Guns end up in the hands of violent criminals in many ways, and one of the most frequently cited arguments against gun control is that people who intend to use guns to commit murder will be able to do so even if law-abiding citizens who want to buy guns for legitimate purposes are forced to jump through more hoops. But the fact is that many “crime guns” are originally purchased at federally licensed gun dealers, rather than acquired on the black market. And according to the Bureau of Alcohol, Tobacco, Firearms and Explosives, a small handful of dealers—just 1.2 percent—are responsible for supplying more than half of them. To be clear, this doesn’t necessarily mean these dealers are knowingly colluding with criminals—lots of crime guns are bought by “straw purchasers,” who pass them on to traffickers and who are not always easy to identify—but it does suggest something’s not working.
An eye-opening report from the Trace—a new website that specializes in coverage of gun issues—reveals why these gun dealers tend to escape the oversight of law enforcement: Last year, just 7 percent of the 140,000 licensed gun dealers nationwide were subjected to ATF inspections.
According to the Trace, oversight rules prevent the ATF’s 780 inspectors from checking in with a given dealer more than once a year unless they have a warrant to do so. But in reality these inspections happen even less frequently than that: Though the ATF has set a goal of making sure that every dealer in the country is inspected every three to five years, statistics show that in 2013, just 42 percent of gun dealers had been subjected to an inspection in the previous five years.
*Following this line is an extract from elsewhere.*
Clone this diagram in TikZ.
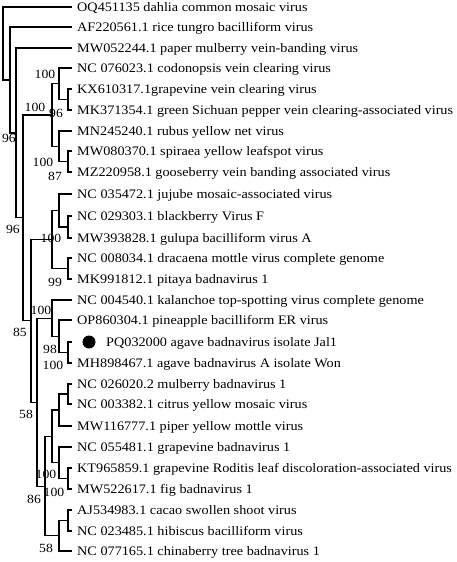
\documentclass[tikz,border=0pt]{standalone}
\usepackage{fontspec}
\setmainfont{Liberation Serif}[FakeStretch=1.095]
\usetikzlibrary{calc}
\newcommand\leafx[4]{\coordinate (t#1) at (72,#2); \node[leaf] (n#1) at (#3,{#2+4.3}) {#4};}
\newcommand\inode[4]{\path let \p1=($(#3)!.5!(#4)$) in coordinate (#1) at (#2pt,\y1); \draw[br] (#1) |- (#3); \draw[br] (#1) |- (#4);}
\begin{document}
\begin{tikzpicture}[x=1pt,y=-1pt,
  leaf/.style={anchor=base west,inner sep=0pt,font=\fontsize{13}{15}\selectfont},
  bs/.style={inner sep=0pt,font=\fontsize{12.5}{14}\selectfont},
  br/.style={draw=black,line width=1.1pt}]
\useasboundingbox (0,0) rectangle (457,562);
\leafx{1}{7}{77}{OQ451135 dahlia common mosaic virus}
\leafx{2}{27}{77}{AF220561.1 rice tungro bacilliform virus}
\leafx{3}{48}{77}{MW052244.1 paper mulberry vein-banding virus}
\leafx{4}{68}{77}{NC 076023.1 codonopsis vein clearing virus}
\leafx{5}{89}{77}{KX610317.1grapevine vein clearing virus}
\leafx{6}{110}{77}{MK371354.1 green Sichuan pepper vein clearing-associated virus}
\leafx{7}{131}{77}{MN245240.1 rubus yellow net virus}
\leafx{8}{151}{77}{MW080370.1 spiraea yellow leafspot virus}
\leafx{9}{172}{77}{MZ220958.1 gooseberry vein banding associated virus}
\leafx{10}{194}{77}{NC 035472.1 jujube mosaic-associated virus}
\leafx{11}{216}{77}{NC 029303.1 blackberry Virus F}
\leafx{12}{238}{77}{MW393828.1 gulupa bacilliform virus A}
\leafx{13}{258}{77}{NC 008034.1 dracaena mottle virus complete genome}
\leafx{14}{279}{77}{MK991812.1 pitaya badnavirus 1}
\leafx{15}{300}{77}{NC 004540.1 kalanchoe top-spotting virus complete genome}
\leafx{16}{320}{77}{OP860304.1 pineapple bacilliform ER virus}
\leafx{17}{342}{106}{PQ032000 agave badnavirus isolate Jal1}
\leafx{18}{363}{77}{MH898467.1 agave badnavirus A isolate Won}
\leafx{19}{384}{77}{NC 026020.2 mulberry badnavirus 1}
\leafx{20}{404}{77}{NC 003382.1 citrus yellow mosaic virus}
\leafx{21}{426}{77}{MW116777.1 piper yellow mottle virus}
\leafx{22}{447}{77}{NC 055481.1 grapevine badnavirus 1}
\leafx{23}{468}{77}{KT965859.1 grapevine Roditis leaf discoloration-associated virus}
\leafx{24}{489}{77}{MW522617.1 fig badnavirus 1}
\leafx{25}{510}{77}{AJ534983.1 cacao swollen shoot virus}
\leafx{26}{531}{77}{NC 023485.1 hibiscus bacilliform virus}
\leafx{27}{551}{77}{NC 077165.1 chinaberry tree badnavirus 1}
\node[circle,fill=black,inner sep=0pt,minimum size=13pt] (dot) at (89,342) {};
% internal nodes
\inode{vG}{68}{t5}{t6}
\inode{vE}{59}{t4}{vG}
\inode{vH}{68}{t8}{t9}
\inode{vF}{59}{t7}{vH}
\inode{vD}{52}{vE}{vF}
\inode{vL}{68}{t11}{t12}
\inode{vK}{59}{t10}{vL}
\inode{vM}{68}{t13}{t14}
\inode{vJ}{52}{vK}{vM}
\inode{vR}{68}{t17}{t18}
\inode{vQ}{59}{t16}{vR}
\inode{vO}{52}{t15}{vQ}
\inode{vV}{68}{t19}{t20}
\inode{vU}{59}{vV}{t21}
\inode{vX}{68}{t23}{t24}
\inode{vW}{59}{t22}{vX}
\inode{vS}{52}{vU}{vW}
\inode{vY}{68}{t25}{t26}
\inode{vT}{59}{vY}{t27}
\inode{vP}{45}{vS}{vT}
\inode{vN}{37}{vO}{vP}
\inode{vI}{31}{vJ}{vN}
\inode{vC}{23}{vD}{vI}
\inode{vB}{16}{t3}{vC}
\inode{vA}{10}{t2}{vB}
\inode{vRoot}{3}{t1}{vA}
% bootstrap labels
\node[bs] (b1) at (35,107) {100};
\node[bs] (b2) at (45,74) {100};
\node[bs] (b3) at (56,113) {96};
\node[bs] (b4) at (9,138) {96};
\node[bs] (b5) at (43,162) {100};
\node[bs] (b6) at (55,176) {87};
\node[bs] (b7) at (13,229) {96};
\node[bs] (b8) at (51,238) {100};
\node[bs] (b9) at (55,282) {99};
\node[bs] (b10) at (41,310) {100};
\node[bs] (b11) at (20,332) {85};
\node[bs] (b12) at (50,349) {98};
\node[bs] (b13) at (53,365) {100};
\node[bs] (b14) at (26,414) {58};
\node[bs] (b15) at (46,474) {100};
\node[bs] (b16) at (54,492) {100};
\node[bs] (b17) at (34,499) {86};
\node[bs] (b18) at (46,548) {58};
\end{tikzpicture}
\end{document}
Furthermore, the Trace reports, the process of following up with dealers who have raised flags during inspections is extremely drawn out: When ATF inspectors found that a gun dealer outside of Milwaukee was missing records on 145 guns, budget constraints caused investigators to wait five whole years before making a return visit.
This is not how other industries work. As the Trace explains:
Businesses in other industries with implications for public health are subject to tougher oversight. The Food and Drug Administration (FDA) inspects tobacco retailers as many times a year as it sees fit. The same goes for alcohol retailers, which are inspected by the Tax and Trade Bureau (TTB), a division of the Department of the Treasury. The U.S. Drug Enforcement Agency (DEA), which regulates pharmaceutical manufacturers, is able to periodically audit registered controlled substance storage locations and laboratories across the country with no prior notice. It also enjoys wide latitude to shut down rogue Internet pharmacies.